[start DATASET RECORDS]
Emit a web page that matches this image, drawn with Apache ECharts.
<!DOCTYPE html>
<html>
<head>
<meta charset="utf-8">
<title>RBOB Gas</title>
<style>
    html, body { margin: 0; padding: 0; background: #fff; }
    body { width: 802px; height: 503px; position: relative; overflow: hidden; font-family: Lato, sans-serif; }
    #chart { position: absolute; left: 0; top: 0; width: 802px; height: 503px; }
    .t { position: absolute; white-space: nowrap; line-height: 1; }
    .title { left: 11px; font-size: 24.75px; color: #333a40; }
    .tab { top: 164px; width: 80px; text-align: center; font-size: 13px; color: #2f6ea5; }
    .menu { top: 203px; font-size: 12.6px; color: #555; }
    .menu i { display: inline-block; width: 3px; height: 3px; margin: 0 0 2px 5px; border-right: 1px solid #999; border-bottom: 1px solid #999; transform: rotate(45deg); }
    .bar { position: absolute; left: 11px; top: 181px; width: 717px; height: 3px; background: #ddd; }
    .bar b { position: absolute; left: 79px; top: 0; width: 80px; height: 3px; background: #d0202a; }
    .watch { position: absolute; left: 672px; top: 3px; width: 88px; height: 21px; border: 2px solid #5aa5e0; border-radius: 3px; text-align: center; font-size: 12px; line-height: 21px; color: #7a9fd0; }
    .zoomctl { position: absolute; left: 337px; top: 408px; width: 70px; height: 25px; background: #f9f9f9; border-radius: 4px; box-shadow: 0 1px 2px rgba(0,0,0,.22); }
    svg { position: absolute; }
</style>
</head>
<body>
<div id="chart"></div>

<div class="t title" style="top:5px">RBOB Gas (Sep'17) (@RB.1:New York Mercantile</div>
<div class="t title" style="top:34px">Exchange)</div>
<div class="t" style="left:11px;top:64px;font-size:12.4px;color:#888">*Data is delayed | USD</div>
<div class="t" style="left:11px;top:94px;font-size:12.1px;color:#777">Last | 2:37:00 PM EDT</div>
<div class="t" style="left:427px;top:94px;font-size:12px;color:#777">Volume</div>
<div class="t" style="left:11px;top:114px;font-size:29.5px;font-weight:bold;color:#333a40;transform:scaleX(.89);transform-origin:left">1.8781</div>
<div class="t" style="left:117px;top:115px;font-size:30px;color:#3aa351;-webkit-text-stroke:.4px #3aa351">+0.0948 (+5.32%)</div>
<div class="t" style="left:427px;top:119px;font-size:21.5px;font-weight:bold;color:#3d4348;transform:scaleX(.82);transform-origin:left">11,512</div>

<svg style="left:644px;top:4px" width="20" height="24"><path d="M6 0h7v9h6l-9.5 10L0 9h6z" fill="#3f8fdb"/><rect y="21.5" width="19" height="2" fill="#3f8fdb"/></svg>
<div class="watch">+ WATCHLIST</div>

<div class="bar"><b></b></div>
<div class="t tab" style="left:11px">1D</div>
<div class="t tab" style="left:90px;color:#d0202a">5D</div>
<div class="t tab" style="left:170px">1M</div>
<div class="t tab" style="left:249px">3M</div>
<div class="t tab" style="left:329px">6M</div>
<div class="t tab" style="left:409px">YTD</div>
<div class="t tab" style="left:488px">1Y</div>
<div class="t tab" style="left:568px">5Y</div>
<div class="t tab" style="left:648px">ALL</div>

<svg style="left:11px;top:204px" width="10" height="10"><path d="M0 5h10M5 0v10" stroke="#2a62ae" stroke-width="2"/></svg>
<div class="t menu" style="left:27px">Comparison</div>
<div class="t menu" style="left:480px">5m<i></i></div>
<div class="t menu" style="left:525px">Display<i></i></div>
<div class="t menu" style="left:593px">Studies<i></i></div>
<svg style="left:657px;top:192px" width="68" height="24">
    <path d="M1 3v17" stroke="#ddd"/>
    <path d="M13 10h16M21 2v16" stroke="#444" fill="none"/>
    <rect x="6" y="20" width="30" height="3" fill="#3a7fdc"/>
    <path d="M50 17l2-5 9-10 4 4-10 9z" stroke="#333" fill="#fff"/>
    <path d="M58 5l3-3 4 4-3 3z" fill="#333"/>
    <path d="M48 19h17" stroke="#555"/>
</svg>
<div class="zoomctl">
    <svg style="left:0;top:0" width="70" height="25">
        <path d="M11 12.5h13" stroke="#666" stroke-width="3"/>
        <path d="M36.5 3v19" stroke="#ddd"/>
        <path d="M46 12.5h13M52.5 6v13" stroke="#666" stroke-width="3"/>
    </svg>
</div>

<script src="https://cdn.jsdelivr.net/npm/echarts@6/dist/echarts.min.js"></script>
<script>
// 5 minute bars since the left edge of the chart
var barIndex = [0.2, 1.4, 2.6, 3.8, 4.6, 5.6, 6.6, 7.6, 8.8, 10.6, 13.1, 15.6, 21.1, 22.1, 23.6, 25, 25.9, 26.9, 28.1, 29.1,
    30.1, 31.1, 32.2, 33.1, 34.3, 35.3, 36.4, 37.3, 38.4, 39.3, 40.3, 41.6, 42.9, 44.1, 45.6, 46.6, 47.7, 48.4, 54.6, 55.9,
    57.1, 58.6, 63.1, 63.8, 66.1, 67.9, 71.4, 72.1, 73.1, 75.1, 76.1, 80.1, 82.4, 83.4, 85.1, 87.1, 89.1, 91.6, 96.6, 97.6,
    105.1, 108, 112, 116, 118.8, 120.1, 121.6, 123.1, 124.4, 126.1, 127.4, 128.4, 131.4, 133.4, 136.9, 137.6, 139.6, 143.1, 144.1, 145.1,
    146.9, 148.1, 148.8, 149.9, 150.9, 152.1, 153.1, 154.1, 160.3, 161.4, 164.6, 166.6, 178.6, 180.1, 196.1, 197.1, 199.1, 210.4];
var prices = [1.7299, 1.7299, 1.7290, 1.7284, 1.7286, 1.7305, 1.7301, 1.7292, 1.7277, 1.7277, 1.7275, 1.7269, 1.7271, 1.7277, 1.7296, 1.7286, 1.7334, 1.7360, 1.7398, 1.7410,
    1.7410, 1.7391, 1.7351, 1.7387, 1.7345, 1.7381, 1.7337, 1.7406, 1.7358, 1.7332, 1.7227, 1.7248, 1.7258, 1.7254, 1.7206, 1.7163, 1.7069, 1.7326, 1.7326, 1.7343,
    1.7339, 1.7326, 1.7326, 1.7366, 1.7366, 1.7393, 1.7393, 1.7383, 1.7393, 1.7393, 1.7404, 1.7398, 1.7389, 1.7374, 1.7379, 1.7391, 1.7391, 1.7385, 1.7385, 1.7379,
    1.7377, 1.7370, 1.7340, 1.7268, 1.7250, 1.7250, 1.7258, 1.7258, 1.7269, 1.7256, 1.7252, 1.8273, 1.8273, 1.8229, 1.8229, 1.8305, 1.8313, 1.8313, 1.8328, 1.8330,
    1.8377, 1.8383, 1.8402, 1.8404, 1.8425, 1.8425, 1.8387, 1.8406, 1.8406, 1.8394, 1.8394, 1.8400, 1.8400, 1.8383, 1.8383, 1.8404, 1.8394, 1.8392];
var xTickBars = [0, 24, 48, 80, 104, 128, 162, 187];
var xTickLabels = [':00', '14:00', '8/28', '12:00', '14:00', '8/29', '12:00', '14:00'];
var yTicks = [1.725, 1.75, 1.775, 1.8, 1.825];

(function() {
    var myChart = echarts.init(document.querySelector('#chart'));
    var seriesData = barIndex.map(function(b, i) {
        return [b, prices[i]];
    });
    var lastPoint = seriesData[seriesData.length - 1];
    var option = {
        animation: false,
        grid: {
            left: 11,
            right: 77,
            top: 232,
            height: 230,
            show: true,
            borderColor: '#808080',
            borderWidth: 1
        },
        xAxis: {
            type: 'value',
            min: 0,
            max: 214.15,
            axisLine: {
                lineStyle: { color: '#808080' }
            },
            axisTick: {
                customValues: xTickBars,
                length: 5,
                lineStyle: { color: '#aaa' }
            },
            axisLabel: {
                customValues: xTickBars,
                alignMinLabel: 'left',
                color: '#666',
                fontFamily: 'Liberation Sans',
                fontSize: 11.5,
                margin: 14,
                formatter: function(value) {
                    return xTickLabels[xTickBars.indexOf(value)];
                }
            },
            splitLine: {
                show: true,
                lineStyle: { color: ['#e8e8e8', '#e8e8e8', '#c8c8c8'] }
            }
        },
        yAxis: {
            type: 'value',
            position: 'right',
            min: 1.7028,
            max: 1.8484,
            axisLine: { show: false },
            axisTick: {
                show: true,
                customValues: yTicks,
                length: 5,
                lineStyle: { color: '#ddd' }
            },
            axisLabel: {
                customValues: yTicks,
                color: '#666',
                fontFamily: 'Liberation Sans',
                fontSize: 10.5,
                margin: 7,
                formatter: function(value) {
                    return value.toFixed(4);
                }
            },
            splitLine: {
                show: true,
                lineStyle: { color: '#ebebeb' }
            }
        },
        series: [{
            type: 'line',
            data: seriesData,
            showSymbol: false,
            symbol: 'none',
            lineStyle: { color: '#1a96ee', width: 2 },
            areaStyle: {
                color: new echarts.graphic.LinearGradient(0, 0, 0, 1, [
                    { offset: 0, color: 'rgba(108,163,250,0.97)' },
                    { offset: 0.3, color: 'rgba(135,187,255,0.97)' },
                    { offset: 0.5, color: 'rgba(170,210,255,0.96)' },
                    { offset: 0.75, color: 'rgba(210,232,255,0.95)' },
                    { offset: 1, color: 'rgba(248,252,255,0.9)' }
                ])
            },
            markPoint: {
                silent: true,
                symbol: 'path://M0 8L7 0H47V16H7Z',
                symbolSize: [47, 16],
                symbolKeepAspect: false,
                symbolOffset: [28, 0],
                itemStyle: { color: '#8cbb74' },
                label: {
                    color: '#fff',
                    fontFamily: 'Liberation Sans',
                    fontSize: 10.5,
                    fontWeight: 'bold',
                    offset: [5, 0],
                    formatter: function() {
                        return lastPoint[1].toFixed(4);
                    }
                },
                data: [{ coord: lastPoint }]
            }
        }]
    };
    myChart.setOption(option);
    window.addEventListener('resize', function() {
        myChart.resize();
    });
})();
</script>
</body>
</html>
[end DATASET RECORDS]
[start DATASET RECORDS]
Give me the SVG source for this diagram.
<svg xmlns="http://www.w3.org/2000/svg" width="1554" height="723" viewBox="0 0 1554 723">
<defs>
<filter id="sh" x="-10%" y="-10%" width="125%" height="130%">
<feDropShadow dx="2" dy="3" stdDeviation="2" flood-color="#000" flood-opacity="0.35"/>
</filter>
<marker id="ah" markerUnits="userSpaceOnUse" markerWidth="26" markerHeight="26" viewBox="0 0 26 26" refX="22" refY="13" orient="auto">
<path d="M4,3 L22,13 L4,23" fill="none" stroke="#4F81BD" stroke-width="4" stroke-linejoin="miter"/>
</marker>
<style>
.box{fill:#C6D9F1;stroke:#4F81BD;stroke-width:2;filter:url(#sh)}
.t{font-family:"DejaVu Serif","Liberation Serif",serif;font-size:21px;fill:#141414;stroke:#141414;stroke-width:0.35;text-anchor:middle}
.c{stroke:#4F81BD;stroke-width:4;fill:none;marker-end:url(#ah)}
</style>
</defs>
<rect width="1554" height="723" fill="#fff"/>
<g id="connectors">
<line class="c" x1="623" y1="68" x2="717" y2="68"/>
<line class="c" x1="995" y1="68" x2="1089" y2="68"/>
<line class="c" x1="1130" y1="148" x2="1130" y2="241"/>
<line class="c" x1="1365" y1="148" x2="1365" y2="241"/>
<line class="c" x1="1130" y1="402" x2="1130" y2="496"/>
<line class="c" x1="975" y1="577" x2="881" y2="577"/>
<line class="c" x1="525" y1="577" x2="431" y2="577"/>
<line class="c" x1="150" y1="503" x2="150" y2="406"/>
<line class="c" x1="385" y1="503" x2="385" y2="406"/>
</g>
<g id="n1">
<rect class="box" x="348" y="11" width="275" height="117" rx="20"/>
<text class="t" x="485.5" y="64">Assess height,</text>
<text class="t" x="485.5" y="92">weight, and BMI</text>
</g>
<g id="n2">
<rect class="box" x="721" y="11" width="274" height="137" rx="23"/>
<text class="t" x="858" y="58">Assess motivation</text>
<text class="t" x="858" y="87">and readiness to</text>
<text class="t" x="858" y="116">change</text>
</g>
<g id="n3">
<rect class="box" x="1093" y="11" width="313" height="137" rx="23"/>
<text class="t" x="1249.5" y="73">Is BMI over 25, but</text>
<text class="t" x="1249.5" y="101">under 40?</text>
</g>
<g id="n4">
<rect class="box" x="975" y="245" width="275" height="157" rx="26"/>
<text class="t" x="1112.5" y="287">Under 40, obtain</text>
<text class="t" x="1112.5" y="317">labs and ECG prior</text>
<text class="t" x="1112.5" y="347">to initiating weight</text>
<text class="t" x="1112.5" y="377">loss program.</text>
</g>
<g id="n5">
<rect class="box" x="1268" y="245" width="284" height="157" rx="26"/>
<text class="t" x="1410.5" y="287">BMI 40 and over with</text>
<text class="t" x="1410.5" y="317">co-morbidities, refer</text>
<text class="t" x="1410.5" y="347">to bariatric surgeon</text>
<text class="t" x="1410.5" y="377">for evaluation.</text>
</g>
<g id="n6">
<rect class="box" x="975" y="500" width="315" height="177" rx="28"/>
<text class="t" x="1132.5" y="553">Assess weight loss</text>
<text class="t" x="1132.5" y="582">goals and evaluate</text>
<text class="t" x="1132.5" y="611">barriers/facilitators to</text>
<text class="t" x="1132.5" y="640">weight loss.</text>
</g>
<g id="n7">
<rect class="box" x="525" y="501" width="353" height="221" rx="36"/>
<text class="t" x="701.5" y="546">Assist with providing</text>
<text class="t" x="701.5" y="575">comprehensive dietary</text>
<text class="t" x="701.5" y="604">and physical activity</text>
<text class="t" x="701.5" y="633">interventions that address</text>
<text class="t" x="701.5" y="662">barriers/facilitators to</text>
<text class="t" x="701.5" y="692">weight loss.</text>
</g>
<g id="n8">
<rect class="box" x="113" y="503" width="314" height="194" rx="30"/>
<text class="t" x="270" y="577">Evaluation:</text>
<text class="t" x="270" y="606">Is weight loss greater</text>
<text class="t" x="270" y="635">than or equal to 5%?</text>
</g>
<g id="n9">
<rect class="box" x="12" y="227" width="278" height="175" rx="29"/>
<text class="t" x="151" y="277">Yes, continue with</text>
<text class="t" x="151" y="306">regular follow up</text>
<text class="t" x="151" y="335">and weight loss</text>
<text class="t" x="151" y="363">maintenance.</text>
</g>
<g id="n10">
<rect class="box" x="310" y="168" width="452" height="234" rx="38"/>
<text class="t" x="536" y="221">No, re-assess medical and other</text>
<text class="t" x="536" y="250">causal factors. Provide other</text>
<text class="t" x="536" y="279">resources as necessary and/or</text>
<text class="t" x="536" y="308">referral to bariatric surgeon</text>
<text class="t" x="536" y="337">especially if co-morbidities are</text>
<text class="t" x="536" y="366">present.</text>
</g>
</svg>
[end DATASET RECORDS]
## GIVEN EXERCISE
Every line that holds the string "this" should be returned.

## FINISHED TASK
Emit a web page that matches this image, drawn with Apache ECharts.
Give me the SVG source for this diagram.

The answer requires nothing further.